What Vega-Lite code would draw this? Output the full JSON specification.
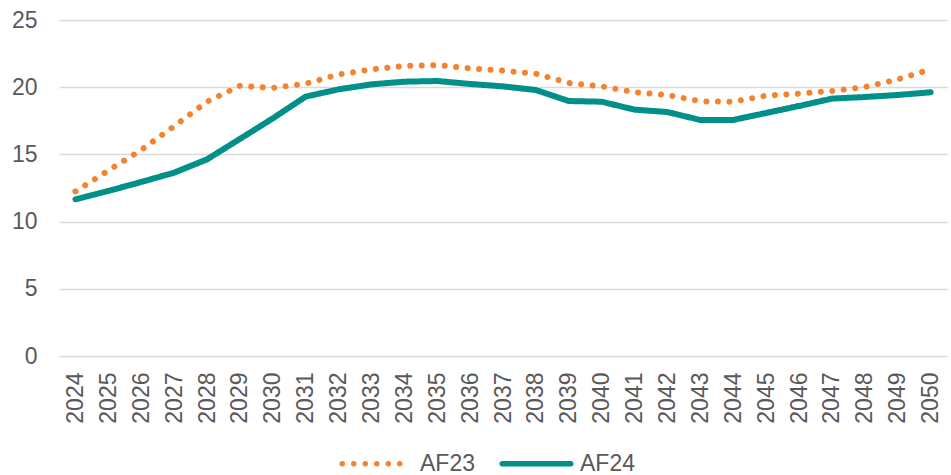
{
  "$schema": "https://vega.github.io/schema/vega-lite/v6.json",
  "autosize": "none",
  "width": 888,
  "height": 336,
  "padding": {"left": 59, "top": 20, "right": 4, "bottom": 119},
  "background": "white",
  "config": {
    "view": {"stroke": null},
    "font": "Liberation Sans",
    "axis": {"labelFont": "Liberation Sans", "labelColor": "#595959", "labelFontSize": 23},
    "legend": {"labelFont": "Liberation Sans", "labelColor": "#595959", "labelFontSize": 23}
  },
  "data": {
    "values": [
      {"year": "2024", "series": "AF23", "value": 12.25},
      {"year": "2025", "series": "AF23", "value": 13.8},
      {"year": "2026", "series": "AF23", "value": 15.33},
      {"year": "2027", "series": "AF23", "value": 17.1},
      {"year": "2028", "series": "AF23", "value": 18.92},
      {"year": "2029", "series": "AF23", "value": 20.1},
      {"year": "2030", "series": "AF23", "value": 19.95},
      {"year": "2031", "series": "AF23", "value": 20.26},
      {"year": "2032", "series": "AF23", "value": 20.95},
      {"year": "2033", "series": "AF23", "value": 21.33},
      {"year": "2034", "series": "AF23", "value": 21.58},
      {"year": "2035", "series": "AF23", "value": 21.65},
      {"year": "2036", "series": "AF23", "value": 21.4},
      {"year": "2037", "series": "AF23", "value": 21.23},
      {"year": "2038", "series": "AF23", "value": 21.0},
      {"year": "2039", "series": "AF23", "value": 20.31},
      {"year": "2040", "series": "AF23", "value": 20.06},
      {"year": "2041", "series": "AF23", "value": 19.63},
      {"year": "2042", "series": "AF23", "value": 19.42},
      {"year": "2043", "series": "AF23", "value": 18.95},
      {"year": "2044", "series": "AF23", "value": 18.92},
      {"year": "2045", "series": "AF23", "value": 19.37},
      {"year": "2046", "series": "AF23", "value": 19.52},
      {"year": "2047", "series": "AF23", "value": 19.72},
      {"year": "2048", "series": "AF23", "value": 20.01},
      {"year": "2049", "series": "AF23", "value": 20.58},
      {"year": "2050", "series": "AF23", "value": 21.33},
      {"year": "2024", "series": "AF24", "value": 11.66},
      {"year": "2025", "series": "AF24", "value": 12.28},
      {"year": "2026", "series": "AF24", "value": 12.95},
      {"year": "2027", "series": "AF24", "value": 13.64},
      {"year": "2028", "series": "AF24", "value": 14.63},
      {"year": "2029", "series": "AF24", "value": 16.15},
      {"year": "2030", "series": "AF24", "value": 17.68},
      {"year": "2031", "series": "AF24", "value": 19.3},
      {"year": "2032", "series": "AF24", "value": 19.84},
      {"year": "2033", "series": "AF24", "value": 20.21},
      {"year": "2034", "series": "AF24", "value": 20.41},
      {"year": "2035", "series": "AF24", "value": 20.46},
      {"year": "2036", "series": "AF24", "value": 20.24},
      {"year": "2037", "series": "AF24", "value": 20.06},
      {"year": "2038", "series": "AF24", "value": 19.79},
      {"year": "2039", "series": "AF24", "value": 18.97},
      {"year": "2040", "series": "AF24", "value": 18.92},
      {"year": "2041", "series": "AF24", "value": 18.33},
      {"year": "2042", "series": "AF24", "value": 18.15},
      {"year": "2043", "series": "AF24", "value": 17.56},
      {"year": "2044", "series": "AF24", "value": 17.56},
      {"year": "2045", "series": "AF24", "value": 18.08},
      {"year": "2046", "series": "AF24", "value": 18.6},
      {"year": "2047", "series": "AF24", "value": 19.15},
      {"year": "2048", "series": "AF24", "value": 19.27},
      {"year": "2049", "series": "AF24", "value": 19.42},
      {"year": "2050", "series": "AF24", "value": 19.62}
    ]
  },
  "mark": {"type": "line", "strokeCap": "round", "strokeJoin": "round", "strokeWidth": 6},
  "encoding": {
    "x": {
      "field": "year",
      "type": "ordinal",
      "scale": {"type": "point", "padding": 0.5},
      "axis": {"title": null, "labelAngle": 270, "labelPadding": 16, "ticks": false, "domain": false, "grid": false}
    },
    "y": {
      "field": "value",
      "type": "quantitative",
      "scale": {"domain": [0, 25], "nice": false},
      "axis": {"title": null, "values": [0, 5, 10, 15, 20, 25], "ticks": false, "domain": false, "labelPadding": 22, "gridColor": "#d9d9d9", "gridWidth": 1.5}
    },
    "color": {
      "field": "series",
      "type": "nominal",
      "scale": {"domain": ["AF23", "AF24"], "range": ["#F5822E", "#009089"]},
      "legend": {
        "title": null,
        "orient": "none",
        "direction": "horizontal",
        "legendX": 280,
        "legendY": 406,
        "symbolType": "stroke",
        "symbolSize": 4700,
        "symbolStrokeWidth": 5.5,
        "labelOffset": 6,
        "columnPadding": 16,
        "encode": {"symbols": {"update": {"strokeCap": {"value": "round"}}}}
      }
    },
    "strokeDash": {
      "field": "series",
      "type": "nominal",
      "scale": {"domain": ["AF23", "AF24"], "range": [[0.01, 11.5], [1, 0]]}
    }
  }
}
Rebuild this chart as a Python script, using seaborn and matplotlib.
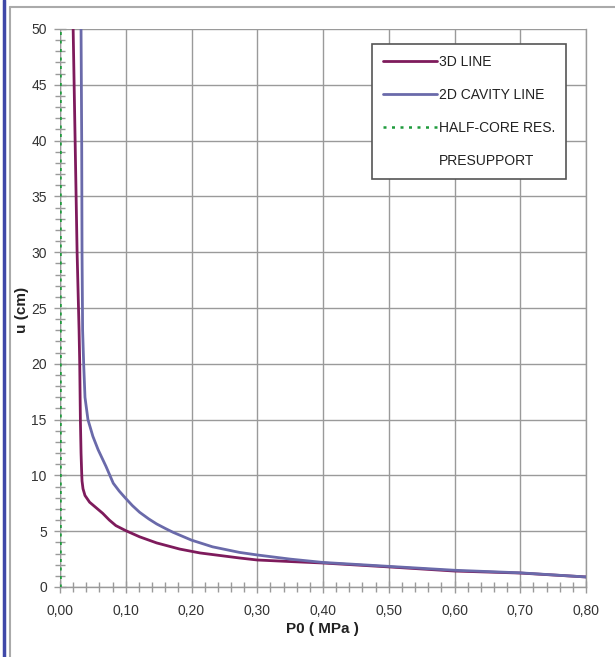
+ + + + + + +
PROBLEM TO WORK ON:
Write out the listing above again, exactly, but with no pictures in the copy.

THE OUTPUT:
What Vega-Lite code would draw this? Output the full JSON specification.
{
  "$schema": "https://vega.github.io/schema/vega-lite/v6.json",
  "autosize": "none",
  "width": 888,
  "height": 336,
  "padding": {"left": 59, "top": 20, "right": 4, "bottom": 119},
  "background": "white",
  "config": {
    "view": {"stroke": null},
    "font": "Liberation Sans",
    "axis": {"labelFont": "Liberation Sans", "labelColor": "#595959", "labelFontSize": 23},
    "legend": {"labelFont": "Liberation Sans", "labelColor": "#595959", "labelFontSize": 23}
  },
  "data": {
    "values": [
      {"year": "2024", "series": "AF23", "value": 12.25},
      {"year": "2025", "series": "AF23", "value": 13.8},
      {"year": "2026", "series": "AF23", "value": 15.33},
      {"year": "2027", "series": "AF23", "value": 17.1},
      {"year": "2028", "series": "AF23", "value": 18.92},
      {"year": "2029", "series": "AF23", "value": 20.1},
      {"year": "2030", "series": "AF23", "value": 19.95},
      {"year": "2031", "series": "AF23", "value": 20.26},
      {"year": "2032", "series": "AF23", "value": 20.95},
      {"year": "2033", "series": "AF23", "value": 21.33},
      {"year": "2034", "series": "AF23", "value": 21.58},
      {"year": "2035", "series": "AF23", "value": 21.65},
      {"year": "2036", "series": "AF23", "value": 21.4},
      {"year": "2037", "series": "AF23", "value": 21.23},
      {"year": "2038", "series": "AF23", "value": 21.0},
      {"year": "2039", "series": "AF23", "value": 20.31},
      {"year": "2040", "series": "AF23", "value": 20.06},
      {"year": "2041", "series": "AF23", "value": 19.63},
      {"year": "2042", "series": "AF23", "value": 19.42},
      {"year": "2043", "series": "AF23", "value": 18.95},
      {"year": "2044", "series": "AF23", "value": 18.92},
      {"year": "2045", "series": "AF23", "value": 19.37},
      {"year": "2046", "series": "AF23", "value": 19.52},
      {"year": "2047", "series": "AF23", "value": 19.72},
      {"year": "2048", "series": "AF23", "value": 20.01},
      {"year": "2049", "series": "AF23", "value": 20.58},
      {"year": "2050", "series": "AF23", "value": 21.33},
      {"year": "2024", "series": "AF24", "value": 11.66},
      {"year": "2025", "series": "AF24", "value": 12.28},
      {"year": "2026", "series": "AF24", "value": 12.95},
      {"year": "2027", "series": "AF24", "value": 13.64},
      {"year": "2028", "series": "AF24", "value": 14.63},
      {"year": "2029", "series": "AF24", "value": 16.15},
      {"year": "2030", "series": "AF24", "value": 17.68},
      {"year": "2031", "series": "AF24", "value": 19.3},
      {"year": "2032", "series": "AF24", "value": 19.84},
      {"year": "2033", "series": "AF24", "value": 20.21},
      {"year": "2034", "series": "AF24", "value": 20.41},
      {"year": "2035", "series": "AF24", "value": 20.46},
      {"year": "2036", "series": "AF24", "value": 20.24},
      {"year": "2037", "series": "AF24", "value": 20.06},
      {"year": "2038", "series": "AF24", "value": 19.79},
      {"year": "2039", "series": "AF24", "value": 18.97},
      {"year": "2040", "series": "AF24", "value": 18.92},
      {"year": "2041", "series": "AF24", "value": 18.33},
      {"year": "2042", "series": "AF24", "value": 18.15},
      {"year": "2043", "series": "AF24", "value": 17.56},
      {"year": "2044", "series": "AF24", "value": 17.56},
      {"year": "2045", "series": "AF24", "value": 18.08},
      {"year": "2046", "series": "AF24", "value": 18.6},
      {"year": "2047", "series": "AF24", "value": 19.15},
      {"year": "2048", "series": "AF24", "value": 19.27},
      {"year": "2049", "series": "AF24", "value": 19.42},
      {"year": "2050", "series": "AF24", "value": 19.62}
    ]
  },
  "mark": {"type": "line", "strokeCap": "round", "strokeJoin": "round", "strokeWidth": 6},
  "encoding": {
    "x": {
      "field": "year",
      "type": "ordinal",
      "scale": {"type": "point", "padding": 0.5},
      "axis": {"title": null, "labelAngle": 270, "labelPadding": 16, "ticks": false, "domain": false, "grid": false}
    },
    "y": {
      "field": "value",
      "type": "quantitative",
      "scale": {"domain": [0, 25], "nice": false},
      "axis": {"title": null, "values": [0, 5, 10, 15, 20, 25], "ticks": false, "domain": false, "labelPadding": 22, "gridColor": "#d9d9d9", "gridWidth": 1.5}
    },
    "color": {
      "field": "series",
      "type": "nominal",
      "scale": {"domain": ["AF23", "AF24"], "range": ["#F5822E", "#009089"]},
      "legend": {
        "title": null,
        "orient": "none",
        "direction": "horizontal",
        "legendX": 280,
        "legendY": 406,
        "symbolType": "stroke",
        "symbolSize": 4700,
        "symbolStrokeWidth": 5.5,
        "labelOffset": 6,
        "columnPadding": 16,
        "encode": {"symbols": {"update": {"strokeCap": {"value": "round"}}}}
      }
    },
    "strokeDash": {
      "field": "series",
      "type": "nominal",
      "scale": {"domain": ["AF23", "AF24"], "range": [[0.01, 11.5], [1, 0]]}
    }
  }
}
Rebuild this chart as a Python script, using seaborn and matplotlib.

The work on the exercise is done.